Жил в городе Куру художник, который стремился к совершенству. Однажды ему пришло на ум сделать посох. Поразмыслив о том, что в несовершенной работе время является составной частью, а в совершенную работу время не входит, он сказал себе: он будет безупречен во всех отношениях, пусть я и не буду делать ничего другого всю свою жизнь. Он немедленно отправился в лес за деревом, будучи полон решимости не делать его из неподходящего материала; и пока он отыскивал и отбраковывал палку за палкой, друзья постепенно покидали его, ибо они старели в своих трудах и умирали, а он не старел ни на мгновение. Его целенаправленность и решимость, а также возвышенное благочестие наделили его, сам того не ведая, вечной юностью. Поскольку он не шел на компромиссы со Временем, Время держалось от него в стороне и лишь вздыхало издалека, не в силах одолеть его. Прежде чем он нашел заготовку, во всех отношениях подходящую, город Куру превратился в седые руины, и он сидел на одном из его холмов, остругивая палку. Прежде чем он придал ей нужную форму, династия Кандахаров подошла к концу, и кончиком палки он написал имя последнего из того рода на песке, после чего возобновил работу. К тому времени, когда он отшлифовал и отполировал посох, Кальпа перестала быть полярной звездой; а прежде чем он надел на него наконечник и украсил головку драгоценными камнями, Брахма множество раз просыпался и дремал. Но зачем я задерживаюсь, чтобы упоминать об этом? Когда работа была закончена последним штрихом, она внезапно предстала перед глазами изумленного художника в виде прекраснейшего из всех творений Брахмы. Создавая посох, он создал новую систему, мир с полными и прекрасными пропорциями, в котором, хотя старые города и династии канули в лету, их места заняли более прекрасные и славные. И теперь по куче стружек, все еще свежих у его ног, он увидел, что для него и его труда прежнее течение времени было иллюзией, и прошло не больше времени, чем требуется для падения единой искры из мозга Брахмы на тру человеческого мозга и ее воспламенения. Материал был чист, и его искусство было чисто; как же результат мог оказаться иным, кроме чудесного?

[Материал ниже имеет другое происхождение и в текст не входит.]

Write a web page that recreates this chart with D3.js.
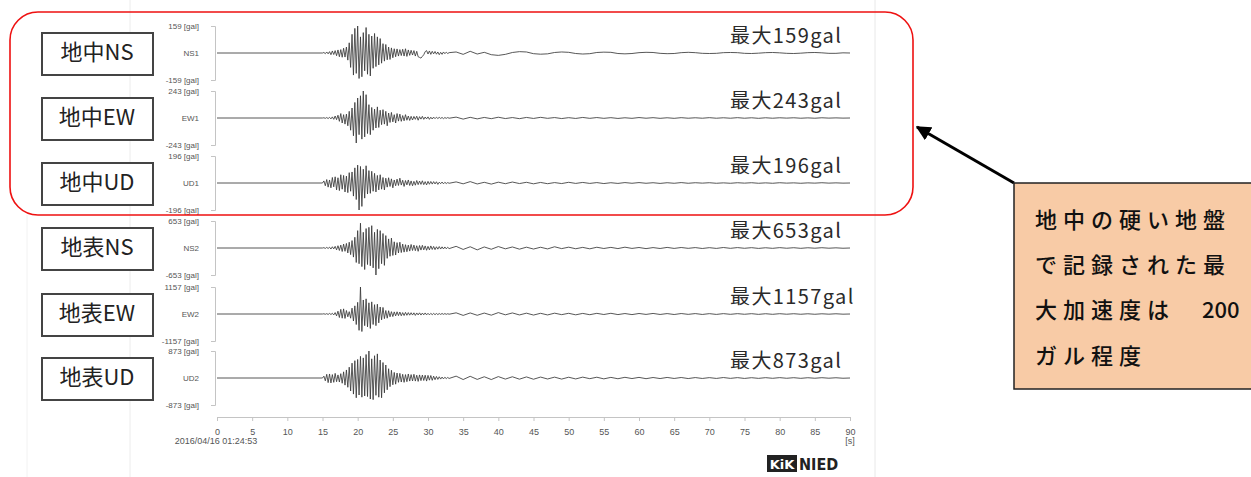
<!DOCTYPE html>
<html>
<head>
<meta charset="utf-8">
<script src="https://cdn.jsdelivr.net/npm/d3@7"></script>
<style>
  html, body { margin: 0; padding: 0; background: #fff; }
  svg { display: block; font-family: "Noto Sans CJK JP", "Noto Sans", sans-serif; }
</style>
</head>
<body>
<div id="chart"></div>
<script>
// channel names, labels and peak values (gal)
const channels = ["NS1", "EW1", "UD1", "NS2", "EW2", "UD2"];
const boxLabels = ["地中NS", "地中EW", "地中UD", "地表NS", "地表EW", "地表UD"];
const peaks = [159, 243, 196, 653, 1157, 873];
const xTicks = [0, 5, 10, 15, 20, 25, 30, 35, 40, 45, 50, 55, 60, 65, 70, 75, 80, 85, 90];
const startTime = "2016/04/16 01:24:53";
const noteLines = ["地中の硬い地盤", "で記録された最", "大加速度は", "ガル程度"];
const noteValue = "200";

// main part: samples every 0.2 s from 15.0 s to 33.0 s
const ns1Main = [0,3,-4,6,-5,8,-10,12,-9,14,
  -16,18,-22,20,-25,28,-24,35,-42,60,
  -85,110,-130,145,-120,159,-150,95,-140,120,
  -105,150,-125,110,-135,100,-90,115,-80,95,
  -70,85,-60,55,-48,50,-40,35,-38,30,
  -28,25,-22,24,-18,20,-15,22,-18,25,
  -20,18,-14,16,-12,14,-18,10,-22,-26,
  -30,-20,-10,8,14,-6,12,-8,10,-5,
  9,-7,6,-10,4,-8,6,-4,5,-3,
  2];
const ew1Main = [0,2,-3,4,-5,6,-8,10,-12,18,
  -15,25,-30,40,-45,30,-55,35,-70,60,
  -110,90,-160,140,-225,180,-150,200,-190,243,
  -170,210,-140,120,-150,95,-110,80,-90,100,
  -85,70,-60,75,-55,60,-70,45,-40,50,
  -35,30,-45,40,-28,35,-30,22,-25,30,
  -20,18,-22,15,-18,14,-12,16,-20,12,
  -10,15,-12,9,-8,10,-12,7,-9,8,
  -6,7,-5,6,-4,5,-6,4,-3,4,
  -2];
const ud1Main = [0,15,-20,25,-30,22,-35,40,-28,45,
  -50,38,-55,60,-45,55,-65,50,-70,75,
  -60,80,-95,110,-120,130,-196,120,-170,100,
  -110,125,-80,90,-75,85,-60,70,-65,55,
  -50,60,-45,40,-50,35,-30,38,-25,30,
  -35,22,-20,28,-18,35,-15,20,-25,18,
  -14,22,-18,15,-20,12,-16,18,-12,14,
  -10,16,-12,10,-14,12,-9,11,-8,10,
  -7,9,-10,6,-5,7,-6,5,-4,3,
  -2];
const ns2Main = [0,8,-10,15,-12,20,-25,30,-22,40,
  -45,55,-60,70,-85,95,-80,110,-120,140,
  -160,180,-220,260,-350,420,-380,600,-450,380,
  -520,470,-400,500,-430,540,-480,380,-653,450,
  -500,420,-380,350,-420,300,-250,220,-200,240,
  -180,150,-170,130,-120,140,-110,95,-100,80,
  -90,70,-75,85,-60,70,-65,55,-80,60,
  -50,65,-45,50,-55,40,-45,50,-35,38,
  -40,30,-28,35,-25,28,-22,25,-20,18,
  -15];
const ew2Main = [0,10,-12,15,-20,25,-22,30,-40,60,
  -80,120,-150,200,-180,220,-190,150,-120,100,
  -180,250,-300,350,-450,500,-700,1157,-750,600,
  -500,650,-550,480,-620,520,-450,400,-500,420,
  -380,300,-250,280,-200,150,-180,140,-120,100,
  -110,90,-80,95,-70,85,-75,60,-65,70,
  -55,60,-50,55,-45,50,-60,45,-40,50,
  -45,40,-35,45,-38,30,-35,28,-30,25,
  -28,22,-25,20,-18,22,-15,18,-14,12,
  -10];
const ud2Main = [0,60,-90,120,-150,130,-160,110,-140,150,
  -120,100,-130,140,-170,200,-230,260,-300,350,
  -420,480,-520,560,-640,600,-550,700,-620,650,
  -580,760,-600,873,-680,620,-700,720,-560,780,
  -620,580,-640,500,-480,420,-380,300,-280,250,
  -220,180,-200,160,-140,150,-130,120,-140,110,
  -120,130,-100,110,-95,120,-100,90,-110,100,
  -85,95,-80,90,-100,85,-70,80,-75,60,
  -55,50,-45,40,-35,30,-28,25,-20,18,
  -15];

// coda: samples every 1 s from 34 s to 90 s
const ns1Tail = [6,-8,10,-6,4,-10,-14,-8,3,8, 6,-4,-7,-5,3,6,4,-3,-6,-4,
  3,5,4,-3,-5,-3,2,4,3,-2, -4,-3,2,4,2,-2,-3,-2,2,3, 2,-2,-3,-1,2,3,1,-2,-3,-1, 2,3,1,-2,-2,1,0];
const ew1Tail = [8,-10,6,-8,5,-6,7,-5,4,-6, 5,-4,6,-3,4,-5,3,-4,5,-3,
  4,-3,3,-4,2,-3,4,-2,3,-3, 2,-3,3,-2,2,-2,3,-2,2,-2, 3,-2,2,-3,2,-2,2,-1,2,-2, 1,-2,2,-1,1,-1,0];
const ud1Tail = [8,-6,10,-7,5,-8,6,-5,7,-4, 5,-6,4,-5,3,-4,5,-3,4,-3,
  3,-4,2,-3,3,-2,3,-2,2,-3, 2,-2,3,-2,2,-1,2,-2,1,-2, 2,-1,2,-2,1,-2,2,-1,1,-2, 1,-1,2,-1,1,-1,0];
const ns2Tail = [40,-35,30,-45,25,-30,35,-20,25,-28, 20,-25,18,-22,30,-15,20,-18,15,-20,
  18,-12,15,-14,20,-10,12,-15,10,-12, 14,-10,12,-8,10,-12,8,-10,12,-8, 10,-7,8,-10,6,-8,9,-6,7,-8, 6,-5,7,-5,4,-6,0];
const ew2Tail = [50,-60,45,-55,40,-50,60,-35,45,-40, 35,-45,30,-40,35,-28,30,-35,25,-30,
  28,-22,30,-25,20,-26,22,-18,24,-20, 18,-22,20,-15,18,-20,15,-18,16,-14, 15,-12,14,-16,12,-14,13,-10,12,-11, 10,-12,9,-8,10,-8,0];
const ud2Tail = [60,-50,55,-45,40,-50,45,-35,40,-38, 35,-40,30,-32,28,-35,25,-30,28,-22,
  25,-28,20,-24,22,-18,20,-22,16,-18, 18,-15,16,-18,14,-15,12,-14,15,-12, 12,-14,10,-12,11,-10,12,-9,10,-11, 9,-8,10,-7,8,-8,0];

const mains = [ns1Main, ew1Main, ud1Main, ns2Main, ew2Main, ud2Main];
const tails = [ns1Tail, ew1Tail, ud1Tail, ns2Tail, ew2Tail, ud2Tail];

const width = 1251, height = 477;
const baselines = [53, 118, 183, 248, 314, 378];
const halfH = 27;

const svg = d3.select("#chart").append("svg")
  .attr("width", width).attr("height", height);

// faint frame of the original screenshot
svg.append("line").attr("x1", 130).attr("x2", 130).attr("y1", 0).attr("y2", height)
  .attr("stroke", "#ececec");
svg.append("line").attr("x1", 875).attr("x2", 875).attr("y1", 0).attr("y2", height)
  .attr("stroke", "#e8e8e8");
svg.append("line").attr("x1", 27).attr("x2", 27).attr("y1", 215).attr("y2", height)
  .attr("stroke", "#f2f2f2");

const x = d3.scaleLinear().domain([0, 90]).range([217, 850]);

const line = d3.line().x(d => x(d[0])).y(d => d[1]);

channels.forEach((ch, i) => {
  const b = baselines[i];
  const y = d3.scaleLinear().domain([-peaks[i], peaks[i]]).range([b + halfH, b - halfH]);

  // left bracket axis
  const ax = svg.append("g").attr("transform", "translate(215,0)")
    .call(d3.axisLeft(y).tickValues([-peaks[i], 0, peaks[i]])
      .tickSize(4).tickPadding(12)
      .tickFormat(v => v === 0 ? ch : v + " [gal]"));
  ax.select(".domain").attr("stroke", "#c4c4c4");
  ax.selectAll(".tick line").attr("stroke", "#c4c4c4")
    .filter(v => v === 0).remove();
  ax.selectAll(".tick text").attr("fill", "#555")
    .style("font-size", "8px").style("font-family", "Arial, 'Liberation Sans', sans-serif");

  // waveform
  const pts = [[0, y(0)]];
  mains[i].forEach((v, k) => pts.push([15 + k * 0.2, y(v)]));
  tails[i].forEach((v, k) => pts.push([34 + k, y(v)]));
  svg.append("path").datum(pts)
    .attr("d", line)
    .attr("fill", "none")
    .attr("stroke", "#3a3a3a")
    .attr("stroke-width", 1)
    .attr("stroke-opacity", 0.85)
    .attr("stroke-linejoin", "round");

  // peak label
  svg.append("text")
    .attr("x", 730).attr("y", b - 15)
    .attr("dominant-baseline", "middle")
    .attr("fill", "#2a2a2a")
    .style("font-size", "20px")
    .style("letter-spacing", "1.4px")
    .text("最大" + peaks[i] + "gal");

  // component box
  svg.append("rect")
    .attr("x", 42).attr("y", b - 20)
    .attr("width", 111).attr("height", 42)
    .attr("fill", "#fff").attr("stroke", "#444").attr("stroke-width", 2);
  svg.append("text")
    .attr("x", 97).attr("y", b + 1)
    .attr("text-anchor", "middle").attr("dominant-baseline", "middle")
    .attr("fill", "#222")
    .style("font-size", "22px")
    .text(boxLabels[i]);
});

// time axis
const xa = svg.append("g").attr("transform", "translate(0,417)")
  .call(d3.axisBottom(x).tickValues(xTicks).tickSize(4).tickPadding(8));
xa.select(".domain").attr("stroke", "#c4c4c4");
xa.selectAll(".tick line").attr("stroke", "#c4c4c4");
xa.selectAll(".tick text").attr("fill", "#555")
  .style("font-size", "9px").style("font-family", "Arial, 'Liberation Sans', sans-serif");

svg.append("text").attr("x", 216).attr("y", 444).attr("text-anchor", "middle")
  .attr("fill", "#555").style("font-size", "9px")
  .style("font-family", "Arial, 'Liberation Sans', sans-serif")
  .text(startTime);
svg.append("text").attr("x", x(90)).attr("y", 444).attr("text-anchor", "middle")
  .attr("fill", "#555").style("font-size", "9px")
  .style("font-family", "Arial, 'Liberation Sans', sans-serif")
  .text("[s]");

// NIED logo
svg.append("rect").attr("x", 767).attr("y", 455).attr("width", 30).attr("height", 17)
  .attr("fill", "#222");
svg.append("text").attr("x", 782).attr("y", 469).attr("text-anchor", "middle")
  .attr("fill", "#fff").style("font-size", "13px").style("font-weight", "bold")
  .style("font-family", "'DejaVu Sans', sans-serif").text("KiK");
svg.append("text").attr("x", 799).attr("y", 470)
  .attr("fill", "#222").style("font-size", "16px").style("font-weight", "bold")
  .style("font-family", "'DejaVu Sans Condensed', 'DejaVu Sans', sans-serif").text("NIED");

// red highlight around the borehole traces
svg.append("rect")
  .attr("x", 10).attr("y", 12).attr("width", 903).attr("height", 203)
  .attr("rx", 28).attr("ry", 28)
  .attr("fill", "none").attr("stroke", "#ee1111").attr("stroke-width", 1.6);

// callout
svg.append("defs").append("marker")
  .attr("id", "arrow").attr("viewBox", "0 0 10 10")
  .attr("refX", 9).attr("refY", 5)
  .attr("markerWidth", 5).attr("markerHeight", 5)
  .attr("orient", "auto")
  .append("path").attr("d", "M0,0 L10,5 L0,10 z").attr("fill", "#000");

svg.append("line")
  .attr("x1", 1014).attr("y1", 183).attr("x2", 917).attr("y2", 127)
  .attr("stroke", "#000").attr("stroke-width", 3)
  .attr("marker-end", "url(#arrow)");

svg.append("rect")
  .attr("x", 1014).attr("y", 183).attr("width", 245).attr("height", 206)
  .attr("fill", "#f8cba6").attr("stroke", "#222").attr("stroke-width", 1.5);

const noteY = [222, 267, 312, 358];
noteLines.forEach((t, k) => {
  const tx = svg.append("text")
    .attr("x", 1035).attr("y", noteY[k])
    .attr("dominant-baseline", "middle")
    .attr("fill", "#111")
    .style("font-size", "22px")
    .style("font-weight", "500");
  tx.append("tspan").style("letter-spacing", "6px").text(t);
  if (k === 2) tx.append("tspan").attr("x", 1202).text(noteValue);
});
</script>
</body>
</html>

Какое бы лицо мы ни старались придать делу, лучше всего в конце концов послужит истина. Только она одна не изнашивается. По большей части мы находимся не там, где мы есть, а в ложном положении. Из-за слабости нашей природы мы воображаем некую ситуацию, помещаем себя в нее и потому оказываемся в двух ситуациях одновременно, и выбраться оттуда вдвойне трудно. В здравые минуты мы считаемся только с фактами, с тем положением дел, какое есть. Говорите то, что вам есть сказать, а не то, что следует. Любая истина лучше притворства. Тому Хайду, лудильщику, стоявшему на виселице, задали вопрос, есть ли ему что сказать. „Скажите портным, — ответил он, — чтобы не забывали делать узел на нитке, прежде чем сделать первый стежок“. Молитва его спутника забыта.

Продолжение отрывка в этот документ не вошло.